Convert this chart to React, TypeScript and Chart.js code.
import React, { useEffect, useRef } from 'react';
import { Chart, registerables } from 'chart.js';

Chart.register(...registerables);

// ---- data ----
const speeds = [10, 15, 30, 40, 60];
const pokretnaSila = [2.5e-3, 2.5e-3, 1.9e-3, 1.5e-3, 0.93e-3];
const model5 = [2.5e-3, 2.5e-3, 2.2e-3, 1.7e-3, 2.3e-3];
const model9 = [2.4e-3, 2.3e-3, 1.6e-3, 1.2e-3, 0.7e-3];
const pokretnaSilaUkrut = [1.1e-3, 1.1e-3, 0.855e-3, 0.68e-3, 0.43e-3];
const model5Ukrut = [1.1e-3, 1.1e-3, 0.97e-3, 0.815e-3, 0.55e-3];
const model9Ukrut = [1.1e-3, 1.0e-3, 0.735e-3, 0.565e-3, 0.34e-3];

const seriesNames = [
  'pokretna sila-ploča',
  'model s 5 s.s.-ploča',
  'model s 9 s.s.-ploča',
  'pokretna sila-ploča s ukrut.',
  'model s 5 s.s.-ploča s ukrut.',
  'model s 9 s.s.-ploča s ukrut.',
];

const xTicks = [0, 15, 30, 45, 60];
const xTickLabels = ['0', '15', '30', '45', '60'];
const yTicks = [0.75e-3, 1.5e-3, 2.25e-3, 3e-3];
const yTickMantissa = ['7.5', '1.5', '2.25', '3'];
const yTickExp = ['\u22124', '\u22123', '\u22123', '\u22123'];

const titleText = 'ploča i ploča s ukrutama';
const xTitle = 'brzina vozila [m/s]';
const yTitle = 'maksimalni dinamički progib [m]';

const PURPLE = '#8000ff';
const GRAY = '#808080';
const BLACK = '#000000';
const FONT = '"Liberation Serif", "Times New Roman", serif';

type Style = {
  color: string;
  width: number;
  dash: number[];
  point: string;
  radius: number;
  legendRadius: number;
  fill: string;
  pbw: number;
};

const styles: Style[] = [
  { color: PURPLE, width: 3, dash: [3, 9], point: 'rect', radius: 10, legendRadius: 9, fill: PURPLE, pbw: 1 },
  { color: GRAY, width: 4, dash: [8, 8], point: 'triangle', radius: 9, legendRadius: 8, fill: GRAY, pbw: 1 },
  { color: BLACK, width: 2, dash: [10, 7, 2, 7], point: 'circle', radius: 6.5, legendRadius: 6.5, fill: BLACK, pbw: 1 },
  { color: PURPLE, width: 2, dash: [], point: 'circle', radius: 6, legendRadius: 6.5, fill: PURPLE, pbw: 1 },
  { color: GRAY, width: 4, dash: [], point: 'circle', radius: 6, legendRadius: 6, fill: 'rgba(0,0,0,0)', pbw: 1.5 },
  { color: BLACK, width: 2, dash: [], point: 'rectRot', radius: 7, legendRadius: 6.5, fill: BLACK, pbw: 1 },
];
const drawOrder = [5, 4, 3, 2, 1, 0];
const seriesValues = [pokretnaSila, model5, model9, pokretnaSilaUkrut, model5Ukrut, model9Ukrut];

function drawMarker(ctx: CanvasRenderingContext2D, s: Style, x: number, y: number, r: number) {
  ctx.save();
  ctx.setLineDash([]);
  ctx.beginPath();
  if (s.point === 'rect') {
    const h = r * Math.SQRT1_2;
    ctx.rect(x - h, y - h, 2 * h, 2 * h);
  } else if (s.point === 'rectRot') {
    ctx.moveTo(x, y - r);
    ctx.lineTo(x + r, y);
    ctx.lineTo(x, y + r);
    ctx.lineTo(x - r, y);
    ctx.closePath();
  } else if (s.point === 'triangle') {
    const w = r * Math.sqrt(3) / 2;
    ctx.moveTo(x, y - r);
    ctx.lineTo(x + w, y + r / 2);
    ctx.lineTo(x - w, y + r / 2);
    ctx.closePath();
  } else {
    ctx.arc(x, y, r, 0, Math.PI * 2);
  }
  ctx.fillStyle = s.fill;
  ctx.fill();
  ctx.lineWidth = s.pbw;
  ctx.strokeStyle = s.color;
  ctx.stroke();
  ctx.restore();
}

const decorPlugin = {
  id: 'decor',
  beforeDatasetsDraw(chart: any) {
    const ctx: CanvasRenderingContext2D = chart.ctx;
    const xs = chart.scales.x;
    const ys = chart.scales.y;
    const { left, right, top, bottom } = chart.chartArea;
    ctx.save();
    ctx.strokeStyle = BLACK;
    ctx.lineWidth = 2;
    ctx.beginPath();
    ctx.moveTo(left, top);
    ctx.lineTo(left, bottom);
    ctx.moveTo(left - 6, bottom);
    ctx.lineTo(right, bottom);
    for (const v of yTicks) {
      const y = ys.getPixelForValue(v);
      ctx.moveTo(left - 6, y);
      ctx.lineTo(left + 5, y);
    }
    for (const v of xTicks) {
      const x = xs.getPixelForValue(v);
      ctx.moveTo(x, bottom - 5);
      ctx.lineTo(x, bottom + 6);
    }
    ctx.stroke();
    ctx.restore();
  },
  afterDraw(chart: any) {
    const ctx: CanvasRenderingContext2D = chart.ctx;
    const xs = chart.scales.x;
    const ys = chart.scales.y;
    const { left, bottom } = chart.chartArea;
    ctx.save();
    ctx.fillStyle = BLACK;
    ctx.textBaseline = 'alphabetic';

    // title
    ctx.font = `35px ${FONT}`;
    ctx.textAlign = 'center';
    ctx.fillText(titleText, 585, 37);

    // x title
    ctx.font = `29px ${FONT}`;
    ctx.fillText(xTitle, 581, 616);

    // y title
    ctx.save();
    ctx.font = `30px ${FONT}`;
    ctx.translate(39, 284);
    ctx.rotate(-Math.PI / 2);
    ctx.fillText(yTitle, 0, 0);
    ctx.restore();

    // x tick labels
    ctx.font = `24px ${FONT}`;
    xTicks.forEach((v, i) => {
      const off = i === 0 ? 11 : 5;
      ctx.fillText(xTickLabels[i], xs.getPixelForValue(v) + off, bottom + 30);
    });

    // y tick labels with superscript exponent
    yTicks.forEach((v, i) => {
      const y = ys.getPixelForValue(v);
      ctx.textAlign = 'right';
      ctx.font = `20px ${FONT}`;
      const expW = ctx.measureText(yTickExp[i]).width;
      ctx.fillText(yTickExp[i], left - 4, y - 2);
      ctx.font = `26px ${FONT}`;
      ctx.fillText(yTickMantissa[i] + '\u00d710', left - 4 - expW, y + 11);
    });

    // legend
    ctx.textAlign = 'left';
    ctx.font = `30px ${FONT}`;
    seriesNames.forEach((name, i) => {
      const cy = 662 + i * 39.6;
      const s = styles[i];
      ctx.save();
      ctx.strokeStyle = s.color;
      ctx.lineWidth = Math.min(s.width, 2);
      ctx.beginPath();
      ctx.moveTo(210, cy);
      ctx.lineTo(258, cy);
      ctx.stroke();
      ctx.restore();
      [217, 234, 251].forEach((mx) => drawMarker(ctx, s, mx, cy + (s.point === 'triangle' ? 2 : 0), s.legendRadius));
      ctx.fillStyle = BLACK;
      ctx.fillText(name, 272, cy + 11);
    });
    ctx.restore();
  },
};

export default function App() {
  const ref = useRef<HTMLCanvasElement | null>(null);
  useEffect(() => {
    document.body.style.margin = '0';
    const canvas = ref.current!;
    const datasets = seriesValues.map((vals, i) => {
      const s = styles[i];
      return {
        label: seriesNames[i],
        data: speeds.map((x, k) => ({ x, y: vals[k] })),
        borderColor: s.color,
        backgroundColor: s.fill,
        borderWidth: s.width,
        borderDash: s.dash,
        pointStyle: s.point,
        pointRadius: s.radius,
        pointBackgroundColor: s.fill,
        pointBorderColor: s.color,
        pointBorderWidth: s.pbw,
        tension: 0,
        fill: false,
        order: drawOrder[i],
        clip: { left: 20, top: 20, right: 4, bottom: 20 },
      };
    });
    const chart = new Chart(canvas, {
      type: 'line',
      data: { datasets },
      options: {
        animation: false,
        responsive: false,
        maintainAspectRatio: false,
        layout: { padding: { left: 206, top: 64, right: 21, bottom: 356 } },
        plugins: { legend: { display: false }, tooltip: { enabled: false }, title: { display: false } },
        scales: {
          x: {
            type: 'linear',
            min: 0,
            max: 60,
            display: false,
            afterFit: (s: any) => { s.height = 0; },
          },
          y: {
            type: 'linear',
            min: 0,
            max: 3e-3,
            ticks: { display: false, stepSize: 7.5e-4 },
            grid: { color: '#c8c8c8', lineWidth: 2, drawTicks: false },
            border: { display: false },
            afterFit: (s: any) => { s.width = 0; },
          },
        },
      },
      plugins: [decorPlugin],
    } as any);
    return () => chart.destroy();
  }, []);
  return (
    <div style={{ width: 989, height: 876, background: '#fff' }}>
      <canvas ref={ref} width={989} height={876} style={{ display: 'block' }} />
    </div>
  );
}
* * *
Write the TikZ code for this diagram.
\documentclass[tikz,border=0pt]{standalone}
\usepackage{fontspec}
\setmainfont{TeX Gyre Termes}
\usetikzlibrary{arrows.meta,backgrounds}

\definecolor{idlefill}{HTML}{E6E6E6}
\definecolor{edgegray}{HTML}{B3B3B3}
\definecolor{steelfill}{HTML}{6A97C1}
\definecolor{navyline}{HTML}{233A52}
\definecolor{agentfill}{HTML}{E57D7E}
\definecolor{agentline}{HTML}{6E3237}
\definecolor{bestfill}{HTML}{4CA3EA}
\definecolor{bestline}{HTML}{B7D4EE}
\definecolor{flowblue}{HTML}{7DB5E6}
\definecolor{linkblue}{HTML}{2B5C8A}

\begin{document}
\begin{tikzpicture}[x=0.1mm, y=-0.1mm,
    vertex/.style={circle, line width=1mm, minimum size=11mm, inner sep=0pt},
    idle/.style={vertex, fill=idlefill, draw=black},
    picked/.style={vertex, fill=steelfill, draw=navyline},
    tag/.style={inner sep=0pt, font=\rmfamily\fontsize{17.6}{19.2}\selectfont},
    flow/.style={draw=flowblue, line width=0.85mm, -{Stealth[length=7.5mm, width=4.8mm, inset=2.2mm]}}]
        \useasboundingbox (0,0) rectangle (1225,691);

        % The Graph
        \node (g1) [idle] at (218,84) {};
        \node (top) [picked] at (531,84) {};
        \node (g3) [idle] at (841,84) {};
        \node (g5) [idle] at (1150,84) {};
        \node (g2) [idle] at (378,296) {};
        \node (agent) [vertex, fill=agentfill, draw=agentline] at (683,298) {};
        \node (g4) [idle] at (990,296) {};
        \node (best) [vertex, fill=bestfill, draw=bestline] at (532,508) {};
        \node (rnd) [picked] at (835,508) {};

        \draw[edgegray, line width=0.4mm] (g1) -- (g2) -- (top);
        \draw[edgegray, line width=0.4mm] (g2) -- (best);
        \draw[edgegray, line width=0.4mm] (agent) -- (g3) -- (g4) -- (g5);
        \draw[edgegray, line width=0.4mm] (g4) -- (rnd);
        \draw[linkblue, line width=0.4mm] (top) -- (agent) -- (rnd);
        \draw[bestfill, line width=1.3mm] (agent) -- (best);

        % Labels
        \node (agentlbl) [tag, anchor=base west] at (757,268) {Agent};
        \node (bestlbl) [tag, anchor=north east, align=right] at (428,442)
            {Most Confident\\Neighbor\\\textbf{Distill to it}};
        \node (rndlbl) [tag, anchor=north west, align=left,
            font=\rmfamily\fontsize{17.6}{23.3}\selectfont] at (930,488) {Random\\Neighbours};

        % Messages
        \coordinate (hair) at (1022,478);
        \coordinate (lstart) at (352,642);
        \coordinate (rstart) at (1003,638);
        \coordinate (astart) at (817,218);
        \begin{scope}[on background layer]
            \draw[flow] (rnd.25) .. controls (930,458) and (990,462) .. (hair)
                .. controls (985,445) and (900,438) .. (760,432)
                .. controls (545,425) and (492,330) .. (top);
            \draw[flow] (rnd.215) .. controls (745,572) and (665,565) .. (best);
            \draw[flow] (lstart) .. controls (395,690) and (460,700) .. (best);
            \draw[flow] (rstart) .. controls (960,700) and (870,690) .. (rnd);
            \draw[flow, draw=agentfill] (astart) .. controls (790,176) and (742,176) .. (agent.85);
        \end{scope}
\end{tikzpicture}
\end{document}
* * *
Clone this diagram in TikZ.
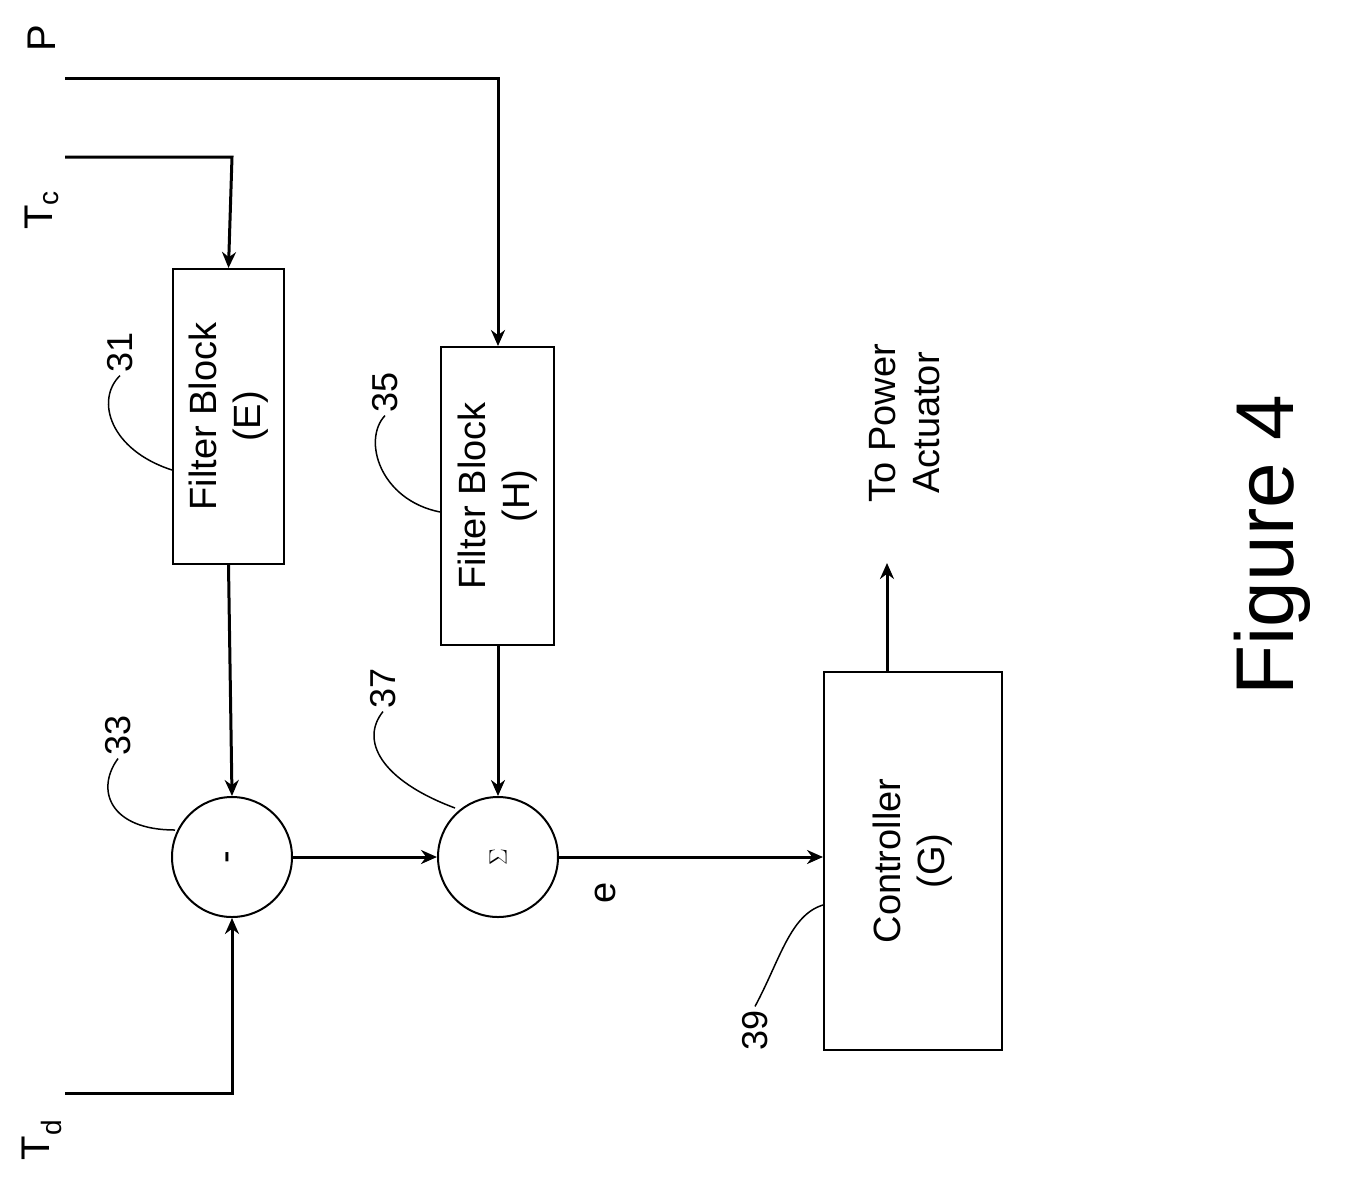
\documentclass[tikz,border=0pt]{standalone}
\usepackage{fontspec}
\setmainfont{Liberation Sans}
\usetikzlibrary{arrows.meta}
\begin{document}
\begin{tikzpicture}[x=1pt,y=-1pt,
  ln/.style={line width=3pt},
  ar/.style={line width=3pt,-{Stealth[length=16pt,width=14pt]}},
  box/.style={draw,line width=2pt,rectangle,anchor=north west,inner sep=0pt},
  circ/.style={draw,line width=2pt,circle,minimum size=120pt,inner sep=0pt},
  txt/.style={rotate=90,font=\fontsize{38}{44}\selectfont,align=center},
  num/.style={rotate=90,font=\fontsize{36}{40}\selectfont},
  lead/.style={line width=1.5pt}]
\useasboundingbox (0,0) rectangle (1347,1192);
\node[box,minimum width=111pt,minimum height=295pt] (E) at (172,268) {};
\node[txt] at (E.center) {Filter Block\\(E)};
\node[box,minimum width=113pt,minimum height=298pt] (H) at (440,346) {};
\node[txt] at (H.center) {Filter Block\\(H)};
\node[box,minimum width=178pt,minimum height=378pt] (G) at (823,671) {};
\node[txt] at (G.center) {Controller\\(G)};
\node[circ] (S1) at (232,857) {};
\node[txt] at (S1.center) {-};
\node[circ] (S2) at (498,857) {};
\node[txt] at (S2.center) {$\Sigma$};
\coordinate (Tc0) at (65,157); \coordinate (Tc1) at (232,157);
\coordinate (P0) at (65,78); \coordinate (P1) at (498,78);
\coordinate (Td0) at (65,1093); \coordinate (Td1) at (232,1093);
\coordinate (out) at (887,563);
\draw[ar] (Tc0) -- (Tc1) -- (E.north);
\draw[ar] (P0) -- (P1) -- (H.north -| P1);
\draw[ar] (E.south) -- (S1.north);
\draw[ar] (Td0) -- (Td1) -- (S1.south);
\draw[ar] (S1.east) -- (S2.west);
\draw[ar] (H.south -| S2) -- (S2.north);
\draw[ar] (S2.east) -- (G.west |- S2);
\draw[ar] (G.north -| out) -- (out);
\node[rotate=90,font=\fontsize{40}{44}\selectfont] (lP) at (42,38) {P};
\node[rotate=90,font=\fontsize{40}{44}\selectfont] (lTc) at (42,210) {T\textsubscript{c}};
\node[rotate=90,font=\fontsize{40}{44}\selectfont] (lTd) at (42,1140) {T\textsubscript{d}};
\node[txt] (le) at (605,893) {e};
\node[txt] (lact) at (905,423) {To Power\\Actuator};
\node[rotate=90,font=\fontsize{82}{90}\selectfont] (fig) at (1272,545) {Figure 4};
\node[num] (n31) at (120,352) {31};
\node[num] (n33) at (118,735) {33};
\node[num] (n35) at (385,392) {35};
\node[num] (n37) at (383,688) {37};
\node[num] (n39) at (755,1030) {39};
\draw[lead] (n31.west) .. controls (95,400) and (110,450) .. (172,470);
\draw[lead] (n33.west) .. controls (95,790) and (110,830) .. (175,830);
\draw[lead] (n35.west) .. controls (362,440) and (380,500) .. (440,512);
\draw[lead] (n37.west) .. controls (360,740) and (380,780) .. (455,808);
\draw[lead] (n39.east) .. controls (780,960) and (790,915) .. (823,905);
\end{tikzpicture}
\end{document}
* * *
SHORT PROBLEM:
Out of the data above, set down the lines from the one with "Convert this chart" to the one with "Chart.register(...registerables);", both included, exactly as written and with no additions.

RESULT OF THE EXERCISE:
Convert this chart to React, TypeScript and Chart.js code.
import React, { useEffect, useRef } from 'react';
import { Chart, registerables } from 'chart.js';

Chart.register(...registerables);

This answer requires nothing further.